_Stored items from a collection_:
★ ★ ★ ★ ★

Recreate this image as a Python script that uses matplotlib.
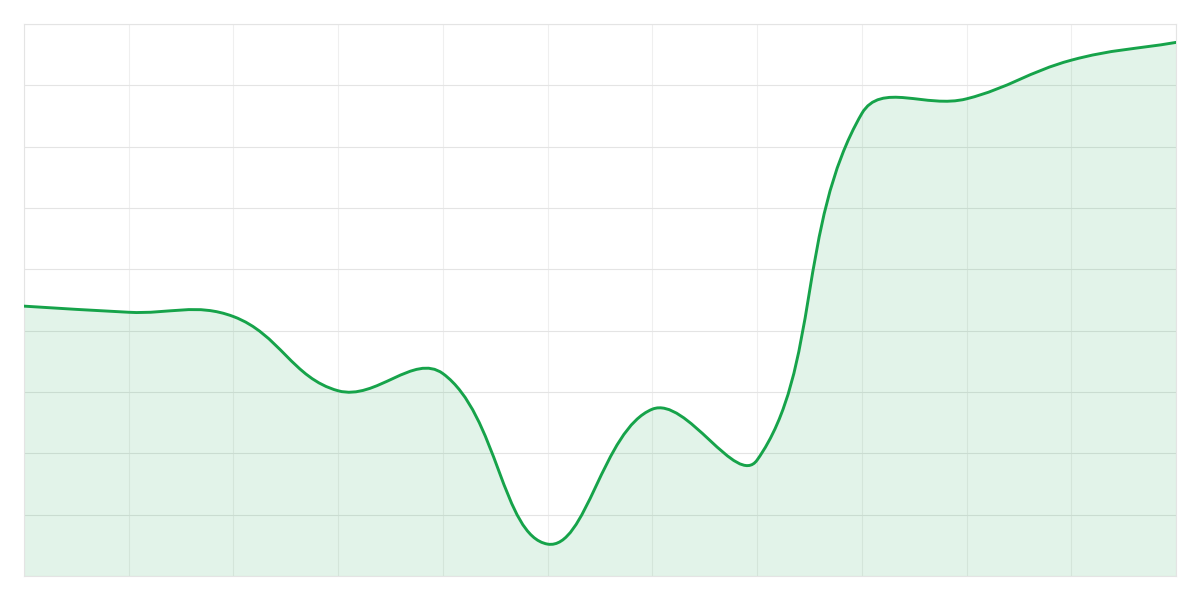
import matplotlib
matplotlib.use("Agg")
import matplotlib.pyplot as plt
import numpy as np
from matplotlib.path import Path
from matplotlib.patches import PathPatch

# Data
categories = list(range(12))
values = [44.0, 43.0, 42.3, 30.2, 33.0, 5.2, 27.2, 18.9, 75.4, 77.8, 84.1, 87.0]
y_min, y_max, y_step = 0, 90, 10

line_color = "#16a34a"
fill_color = (22/255, 163/255, 74/255, 0.12)
tension = 0.4

W, H = 1200, 600
fig = plt.figure(figsize=(12, 6), dpi=100)
ax = fig.add_axes([24/W, 24/H, 1152/W, 552/H])
ax.set_xlim(0, len(categories) - 1)
ax.set_ylim(y_min, y_max)

# pixel scale for spline computation (Chart.js-like spline in screen space)
sx = 1152 / (len(categories) - 1)
sy = 552 / (y_max - y_min)
px = np.array(categories, float) * sx
py = np.array(values, float) * sy
n = len(px)
cps_prev, cps_next = [], []
for i in range(n):
    prev_i = max(i - 1, 0)
    next_i = min(i + 1, n - 1)
    d01 = np.hypot(px[i] - px[prev_i], py[i] - py[prev_i])
    d12 = np.hypot(px[next_i] - px[i], py[next_i] - py[i])
    s01 = d01 / (d01 + d12)
    s12 = d12 / (d01 + d12)
    fa, fb = tension * s01, tension * s12
    dx, dy = px[next_i] - px[prev_i], py[next_i] - py[prev_i]
    cps_prev.append((px[i] - fa * dx, py[i] - fa * dy))
    cps_next.append((px[i] + fb * dx, py[i] + fb * dy))

verts = [(px[0], py[0])]
codes = [Path.MOVETO]
for i in range(n - 1):
    verts += [cps_next[i], cps_prev[i + 1], (px[i + 1], py[i + 1])]
    codes += [Path.CURVE4] * 3
verts = [(x / sx, y / sy) for x, y in verts]

line_path = Path(verts, codes)
fill_verts = verts + [(categories[-1], y_min), (categories[0], y_min), verts[0]]
fill_codes = codes + [Path.LINETO, Path.LINETO, Path.CLOSEPOLY]
fill_path = Path(fill_verts, fill_codes)

ax.add_patch(PathPatch(fill_path, facecolor=fill_color, edgecolor="none", zorder=1))
ax.add_patch(PathPatch(line_path, facecolor="none", edgecolor=line_color, lw=2.1,
                       capstyle="round", joinstyle="round", zorder=3))

ax.set_xticks(categories)
ax.set_yticks(np.arange(y_min, y_max + y_step, y_step))
ax.tick_params(length=0, labelleft=False, labelbottom=False)
ax.grid(axis="x", color="#efefef", lw=0.8, zorder=0)
ax.grid(axis="y", color="#e4e4e4", lw=0.8, zorder=0)
ax.set_axisbelow(True)
for s in ax.spines.values():
    s.set_color("#e4e4e4")
    s.set_linewidth(0.8)

fig.savefig("out.png", dpi=100)
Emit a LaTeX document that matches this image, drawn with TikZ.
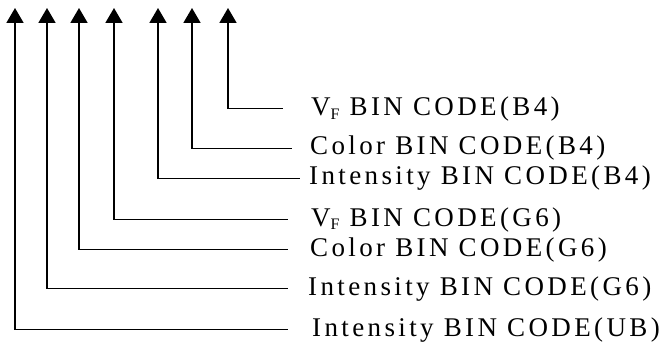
\documentclass[tikz,border=0pt]{standalone}
\usepackage{fontspec}
\setmainfont{Liberation Serif}[LetterSpace=12.5]
\usetikzlibrary{arrows.meta,positioning}

\newcommand{\vsubf}{V\raisebox{-0.25ex}{\fontsize{16}{16}\selectfont F}}

\begin{document}
\begin{tikzpicture}[
    x=1pt, y=-1pt,
    font=\fontsize{27}{27}\selectfont,
    stem/.style={
		line width=1.8pt,
		{Triangle[width=17pt,length=15pt]}-
	},
	binlabel/.style={
		anchor=base west,
		inner sep=0pt
	}
  ]
    \useasboundingbox (0,0) rectangle (664,342);

    % arrow tips along the top
    \coordinate (t1) at (15,8);
    \coordinate (t2) at (47,8);
    \coordinate (t3) at (79,8);
    \coordinate (t4) at (114,8);
    \coordinate (t5) at (158,8);
    \coordinate (t6) at (192,8);
    \coordinate (t7) at (228,8);

    % the labels
    \node [binlabel] (l7) at (311,116) {\vsubf\ BIN CODE(B4)};
    \node [binlabel] (l6) at (310,155) {Color BIN CODE(B4)};
    \node [binlabel] (l5) at (309,185) {Intensity BIN CODE(B4)};
    \node [binlabel] (l4) at (311,226) {\vsubf\ BIN CODE(G6)};
    \node [binlabel] (l3) at (310,256) {Color BIN CODE(G6)};
    \node [binlabel] (l2) at (308,295) {Intensity BIN CODE(G6)};
    \node [binlabel] (l1) at (312,336) {Intensity BIN CODE(UB)};

    % stems
    \draw [stem] (t7) |- ([xshift=-28pt,yshift=1pt]l7.west);
    \draw [stem] (t6) |- ([xshift=-18pt]l6.west);
    \draw [stem] (t5) |- ([xshift=-9pt]l5.west);
    \draw [stem] (t4) |- ([xshift=-23pt]l4.west);
    \draw [stem] (t3) |- ([xshift=-22pt]l3.west);
    \draw [stem] (t2) |- ([xshift=-20pt]l2.west);
    \draw [stem] (t1) |- ([xshift=-24pt]l1.west);

\end{tikzpicture}
\end{document}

★ ★ ★ ★ ★

_SHORT PROBLEM_: Reproduce, word for word, only the lines in the records above from the line with "Emit a LaTeX" through the line with "(t7) at (228,8);", including both ends; omit the pictures.

_IN RESPONSE_:
Emit a LaTeX document that matches this image, drawn with TikZ.
\documentclass[tikz,border=0pt]{standalone}
\usepackage{fontspec}
\setmainfont{Liberation Serif}[LetterSpace=12.5]
\usetikzlibrary{arrows.meta,positioning}

\newcommand{\vsubf}{V\raisebox{-0.25ex}{\fontsize{16}{16}\selectfont F}}

\begin{document}
\begin{tikzpicture}[
    x=1pt, y=-1pt,
    font=\fontsize{27}{27}\selectfont,
    stem/.style={
		line width=1.8pt,
		{Triangle[width=17pt,length=15pt]}-
	},
	binlabel/.style={
		anchor=base west,
		inner sep=0pt
	}
  ]
    \useasboundingbox (0,0) rectangle (664,342);

    % arrow tips along the top
    \coordinate (t1) at (15,8);
    \coordinate (t2) at (47,8);
    \coordinate (t3) at (79,8);
    \coordinate (t4) at (114,8);
    \coordinate (t5) at (158,8);
    \coordinate (t6) at (192,8);
    \coordinate (t7) at (228,8);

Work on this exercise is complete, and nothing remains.